### The exercise
Identify the lines holding "matplotlib" and copy them.

### Extracted data
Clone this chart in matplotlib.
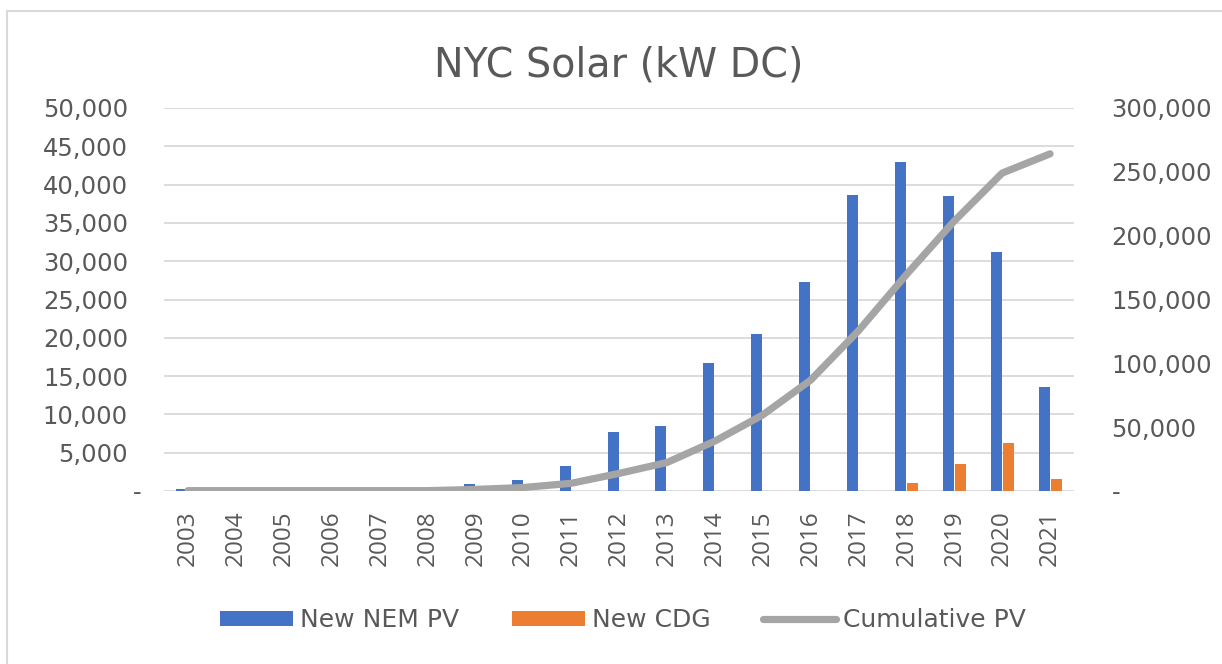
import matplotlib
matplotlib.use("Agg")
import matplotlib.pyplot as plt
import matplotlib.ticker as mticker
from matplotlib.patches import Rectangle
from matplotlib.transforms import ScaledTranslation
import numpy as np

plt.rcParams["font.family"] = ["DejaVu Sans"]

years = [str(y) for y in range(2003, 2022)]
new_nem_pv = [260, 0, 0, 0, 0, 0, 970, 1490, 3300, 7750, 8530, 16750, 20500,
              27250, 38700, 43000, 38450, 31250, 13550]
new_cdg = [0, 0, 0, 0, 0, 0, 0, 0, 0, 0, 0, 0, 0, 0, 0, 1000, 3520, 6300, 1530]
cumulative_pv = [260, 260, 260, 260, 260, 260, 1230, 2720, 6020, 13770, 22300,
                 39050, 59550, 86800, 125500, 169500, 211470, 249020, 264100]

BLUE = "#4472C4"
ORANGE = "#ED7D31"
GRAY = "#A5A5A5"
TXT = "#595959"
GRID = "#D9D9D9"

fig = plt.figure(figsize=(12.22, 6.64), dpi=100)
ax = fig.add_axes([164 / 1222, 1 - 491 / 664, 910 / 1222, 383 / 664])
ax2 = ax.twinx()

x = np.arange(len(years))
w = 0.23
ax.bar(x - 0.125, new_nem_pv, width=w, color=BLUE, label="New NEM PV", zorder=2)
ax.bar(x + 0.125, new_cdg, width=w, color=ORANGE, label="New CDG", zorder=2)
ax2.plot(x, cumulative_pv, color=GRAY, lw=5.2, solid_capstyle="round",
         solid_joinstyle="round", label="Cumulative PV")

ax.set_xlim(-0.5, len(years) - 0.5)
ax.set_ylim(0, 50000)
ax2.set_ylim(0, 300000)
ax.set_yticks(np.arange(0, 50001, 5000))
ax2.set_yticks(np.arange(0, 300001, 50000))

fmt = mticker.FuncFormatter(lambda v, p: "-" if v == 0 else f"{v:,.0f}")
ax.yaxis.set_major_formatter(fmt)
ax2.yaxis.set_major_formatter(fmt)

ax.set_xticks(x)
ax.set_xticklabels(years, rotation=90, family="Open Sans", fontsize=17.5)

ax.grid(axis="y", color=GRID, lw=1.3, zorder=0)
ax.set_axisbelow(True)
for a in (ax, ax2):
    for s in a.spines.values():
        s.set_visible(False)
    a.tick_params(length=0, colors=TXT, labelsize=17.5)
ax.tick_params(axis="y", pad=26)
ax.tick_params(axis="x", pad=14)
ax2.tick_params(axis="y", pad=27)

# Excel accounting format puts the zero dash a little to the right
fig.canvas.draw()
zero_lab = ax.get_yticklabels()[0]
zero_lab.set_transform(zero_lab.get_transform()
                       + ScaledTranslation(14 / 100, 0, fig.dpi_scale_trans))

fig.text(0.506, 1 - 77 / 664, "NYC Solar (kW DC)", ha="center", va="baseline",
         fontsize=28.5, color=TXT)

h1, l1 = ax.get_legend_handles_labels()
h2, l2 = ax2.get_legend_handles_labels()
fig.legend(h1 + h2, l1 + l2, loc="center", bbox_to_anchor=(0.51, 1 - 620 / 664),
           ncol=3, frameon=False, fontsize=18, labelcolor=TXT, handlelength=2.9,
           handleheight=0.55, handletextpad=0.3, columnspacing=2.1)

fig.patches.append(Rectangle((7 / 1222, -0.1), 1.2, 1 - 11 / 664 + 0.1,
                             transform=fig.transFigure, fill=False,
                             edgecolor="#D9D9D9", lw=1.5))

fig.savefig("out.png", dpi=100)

---

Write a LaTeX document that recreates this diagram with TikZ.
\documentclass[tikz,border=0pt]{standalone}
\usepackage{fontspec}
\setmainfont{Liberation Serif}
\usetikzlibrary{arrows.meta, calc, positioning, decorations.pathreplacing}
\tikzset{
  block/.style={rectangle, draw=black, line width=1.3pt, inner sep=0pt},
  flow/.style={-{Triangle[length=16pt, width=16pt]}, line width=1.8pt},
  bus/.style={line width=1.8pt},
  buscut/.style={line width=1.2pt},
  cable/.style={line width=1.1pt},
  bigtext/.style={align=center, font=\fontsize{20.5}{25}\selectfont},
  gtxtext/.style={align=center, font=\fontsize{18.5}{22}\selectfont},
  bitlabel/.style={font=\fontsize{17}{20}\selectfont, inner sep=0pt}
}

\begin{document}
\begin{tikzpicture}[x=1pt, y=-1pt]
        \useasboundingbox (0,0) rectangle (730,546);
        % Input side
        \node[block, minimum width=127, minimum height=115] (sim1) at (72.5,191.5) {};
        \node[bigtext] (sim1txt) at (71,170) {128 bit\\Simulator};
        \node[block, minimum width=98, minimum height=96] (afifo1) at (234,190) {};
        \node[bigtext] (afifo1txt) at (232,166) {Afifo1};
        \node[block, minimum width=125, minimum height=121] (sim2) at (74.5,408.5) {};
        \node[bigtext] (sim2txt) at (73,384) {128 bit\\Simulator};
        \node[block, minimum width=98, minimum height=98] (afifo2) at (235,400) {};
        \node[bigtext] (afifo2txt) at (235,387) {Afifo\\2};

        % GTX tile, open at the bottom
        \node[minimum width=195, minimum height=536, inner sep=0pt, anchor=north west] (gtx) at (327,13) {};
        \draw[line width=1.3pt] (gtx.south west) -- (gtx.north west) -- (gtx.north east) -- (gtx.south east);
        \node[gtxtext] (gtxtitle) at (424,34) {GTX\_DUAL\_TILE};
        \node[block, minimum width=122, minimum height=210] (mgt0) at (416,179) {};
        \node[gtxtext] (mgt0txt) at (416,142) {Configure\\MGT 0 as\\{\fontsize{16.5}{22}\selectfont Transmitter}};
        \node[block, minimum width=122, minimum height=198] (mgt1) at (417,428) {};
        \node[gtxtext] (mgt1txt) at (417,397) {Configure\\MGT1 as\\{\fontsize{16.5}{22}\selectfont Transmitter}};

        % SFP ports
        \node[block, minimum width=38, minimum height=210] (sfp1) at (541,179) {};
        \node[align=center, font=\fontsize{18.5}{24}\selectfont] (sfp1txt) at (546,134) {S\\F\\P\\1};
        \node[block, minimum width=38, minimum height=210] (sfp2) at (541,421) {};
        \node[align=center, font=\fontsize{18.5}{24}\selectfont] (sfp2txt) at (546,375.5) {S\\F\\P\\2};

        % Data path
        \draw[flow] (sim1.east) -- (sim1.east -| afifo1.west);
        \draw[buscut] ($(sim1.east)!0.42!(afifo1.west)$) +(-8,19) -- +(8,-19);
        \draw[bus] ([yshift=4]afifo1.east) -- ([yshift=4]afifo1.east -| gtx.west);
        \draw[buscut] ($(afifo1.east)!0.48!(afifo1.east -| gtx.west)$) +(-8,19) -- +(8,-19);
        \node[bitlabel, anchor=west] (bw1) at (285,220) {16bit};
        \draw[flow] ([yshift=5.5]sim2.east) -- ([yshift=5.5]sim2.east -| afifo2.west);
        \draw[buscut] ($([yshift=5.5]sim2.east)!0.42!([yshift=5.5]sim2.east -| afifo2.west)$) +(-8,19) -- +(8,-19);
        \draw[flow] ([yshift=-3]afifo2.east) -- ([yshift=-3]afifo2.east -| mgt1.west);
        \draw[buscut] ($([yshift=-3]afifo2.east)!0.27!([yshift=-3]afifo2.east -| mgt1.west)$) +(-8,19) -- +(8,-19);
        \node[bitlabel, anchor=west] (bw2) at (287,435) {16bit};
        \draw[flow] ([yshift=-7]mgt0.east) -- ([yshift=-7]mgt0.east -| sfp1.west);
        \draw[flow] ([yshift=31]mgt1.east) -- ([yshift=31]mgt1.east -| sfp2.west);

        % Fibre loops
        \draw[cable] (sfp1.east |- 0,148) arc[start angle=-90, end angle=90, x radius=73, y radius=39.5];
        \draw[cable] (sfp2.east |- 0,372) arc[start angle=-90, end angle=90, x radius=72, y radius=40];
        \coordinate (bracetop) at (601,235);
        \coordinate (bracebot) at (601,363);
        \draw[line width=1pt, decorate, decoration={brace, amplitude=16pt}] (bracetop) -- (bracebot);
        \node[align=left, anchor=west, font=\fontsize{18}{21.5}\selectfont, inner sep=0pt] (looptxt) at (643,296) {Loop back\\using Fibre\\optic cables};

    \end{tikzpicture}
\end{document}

...

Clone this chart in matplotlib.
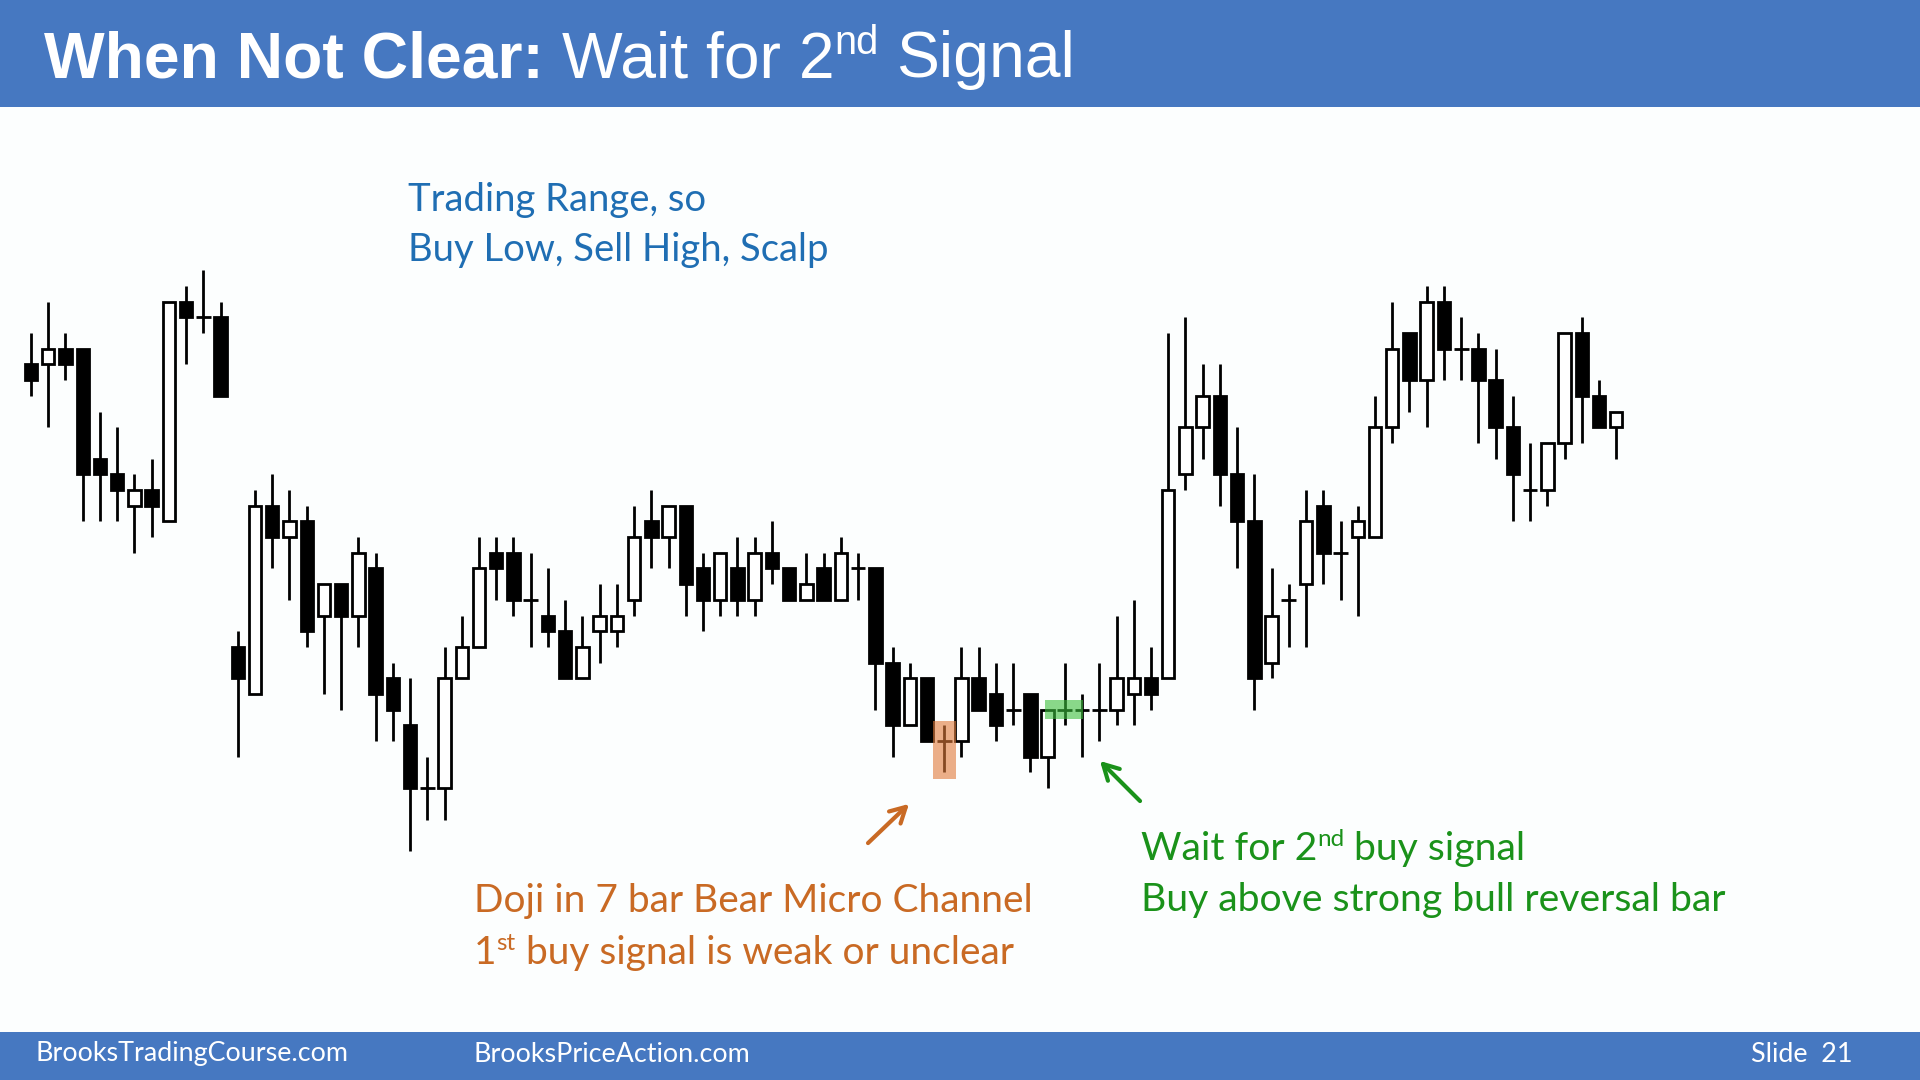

### Solution
Clone this chart in matplotlib.
import matplotlib
matplotlib.use("Agg")
import matplotlib.pyplot as plt
import matplotlib.ticker as mticker
from matplotlib.patches import Rectangle
from matplotlib.transforms import ScaledTranslation
Clone this chart in matplotlib.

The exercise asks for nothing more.